Genuine visionaries like Marcus wanted to "mint a new coin." But it takes a hard-working village to build a mint. Straight after the breakout, the hippies needed to form a pragmatic alliance with Lloyd the security guard and even the married-couple police informers, whose intentions were never malicious. Shamans and mystics aren't a minority group, they're energised nodes plugged into the workaday social network. But the connections weren't made, the moment passed, and the nebulous new-way was ruthlessly shoved aside by the great clamouring mammon of our time: Political Ideology.
Pouring the religious instinct into politics is like pouring a leprous distilment into the ear of Denmark: tremendously agitating and hideously fatal. The usurpers of the true sixties radicals have even embraced transgenderism lately, with all the finesse of a Jacobin brandishing a new head on his pike, constantly shoving it in the face of unsuspecting citizens in the hope of provoking a thought-crime. It's enough to give a true Shaman the permanent willies.
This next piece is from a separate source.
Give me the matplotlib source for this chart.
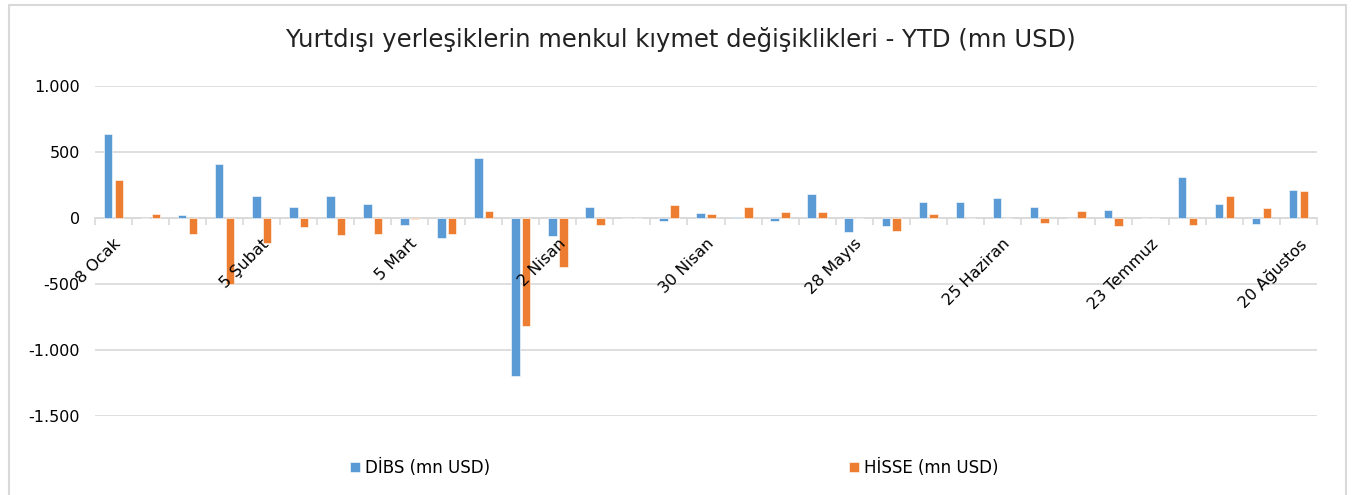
import numpy as np
import matplotlib.pyplot as plt
from matplotlib.patches import Rectangle
from matplotlib.ticker import FuncFormatter

weeks = ['8 Ocak', '15 Ocak', '22 Ocak', '29 Ocak', '5 Şubat', '12 Şubat', '19 Şubat', '26 Şubat',
         '5 Mart', '12 Mart', '19 Mart', '26 Mart', '2 Nisan', '9 Nisan', '16 Nisan', '23 Nisan',
         '30 Nisan', '7 Mayıs', '14 Mayıs', '21 Mayıs', '28 Mayıs', '4 Haziran', '11 Haziran', '18 Haziran',
         '25 Haziran', '2 Temmuz', '9 Temmuz', '16 Temmuz', '23 Temmuz', '30 Temmuz', '6 Ağustos',
         '13 Ağustos', '20 Ağustos']
dibs = [634, 0, 23, 412, 167, 81, 167, 104, -50, -152, 457, -1197, -134, 83, 0, -20,
        38, 10, -20, 182, -104, -58, 121, 121, 152, 83, 0, 58, 0, 308, 104, -48, 210]
hisse = [288, 30, -121, -497, -187, -66, -126, -121, -5, -121, 56, -818, -369, -50, 0, 101,
         30, 83, 48, 48, 3, -96, 30, 3, 3, -40, 51, -63, 0, -56, 164, 76, 202]

blue = '#5B9BD5'
orange = '#ED7D31'
grid_c = '#D9D9D9'

fig = plt.figure(figsize=(13.62, 4.95), dpi=100)
fig.add_artist(Rectangle((8.5 / 1362, -0.05), (1346 - 8.5) / 1362, 1.05 - 4.5 / 495,
                         transform=fig.transFigure, fill=False, edgecolor=grid_c, linewidth=1.5))
ax = fig.add_axes([95 / 1362, 1 - 416 / 495, (1317 - 95) / 1362, (416 - 86) / 495])

x = np.arange(len(weeks))
ax.bar(x - 0.145, dibs, width=0.23, color=blue, edgecolor='white', linewidth=0.4, zorder=2, label='DİBS (mn USD)')
ax.bar(x + 0.145, hisse, width=0.23, color=orange, edgecolor='white', linewidth=0.4, zorder=2, label='HİSSE (mn USD)')

ax.set_xlim(-0.5, len(weeks) - 0.5)
ax.set_ylim(-1500, 1000)
ax.set_yticks([-1500, -1000, -500, 0, 500, 1000])
ax.yaxis.set_major_formatter(FuncFormatter(lambda v, p: f'{int(v):,}'.replace(',', '.')))
ax.grid(axis='y', color=grid_c, linewidth=1.2)
ax.yaxis.set_zorder(0.5)
ax.xaxis.set_zorder(5)
for s in ['top', 'right', 'left']:
    ax.spines[s].set_visible(False)
ax.spines['bottom'].set_position(('data', 0))
ax.spines['bottom'].set_color(grid_c)
ax.spines['bottom'].set_linewidth(1.2)
ax.spines['bottom'].set_zorder(1)

ax.set_xticks(x[::4])
ax.set_xticklabels(weeks[::4], rotation=45, ha='right', va='top', rotation_mode='anchor', fontsize=11.5)
ax.set_xticks(np.arange(-0.5, len(weeks), 1), minor=True)
ax.tick_params(axis='x', which='major', length=0, pad=13)
ax.tick_params(axis='x', which='minor', length=5, color=grid_c, width=1.2)
ax.tick_params(axis='y', length=0, labelsize=11.5, pad=11)

fig.text(0.5, 1 - 40 / 495, 'Yurtdışı yerleşiklerin menkul kıymet değişiklikleri - YTD (mn USD)',
         ha='center', va='center', fontsize=17.5, color='#222222')

fig.legend(loc='center', bbox_to_anchor=(0.495, 1 - 468 / 495), ncol=2, frameon=False, fontsize=12,
           handlelength=0.6, handleheight=0.6, handletextpad=0.3, columnspacing=21.5)

plt.savefig('out.png', dpi=100)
So a new coin wasn't minted. Franklin, however, can at least be accorded the honour of having minted a fine new word: Bomination. From the moment he first uttered it, I took a strong liking to it. It shows Franklin's innate talent for subversion and regeneration.The full word "Abomination" draws on two millennia of fear and thundering over the gloomy hell-pit of sodomy. But strip the word of its stern, accusing "A" -- that scarlet letter, that head-bowing syllable of condemnation and prayerful repentance -- and suddenly the word reveals a comical underbelly. It now begins with a cheeky boy-plosive, a cupidic puff of freed energy; and from there the word never manages to regain a straight face, continuing on like a row of schoolboys unable to contain their giggles as the Master drones on with his lesson.
Alright, it ain't much. But as Jesus pointed out, sometimes all it takes is one little mustard seed.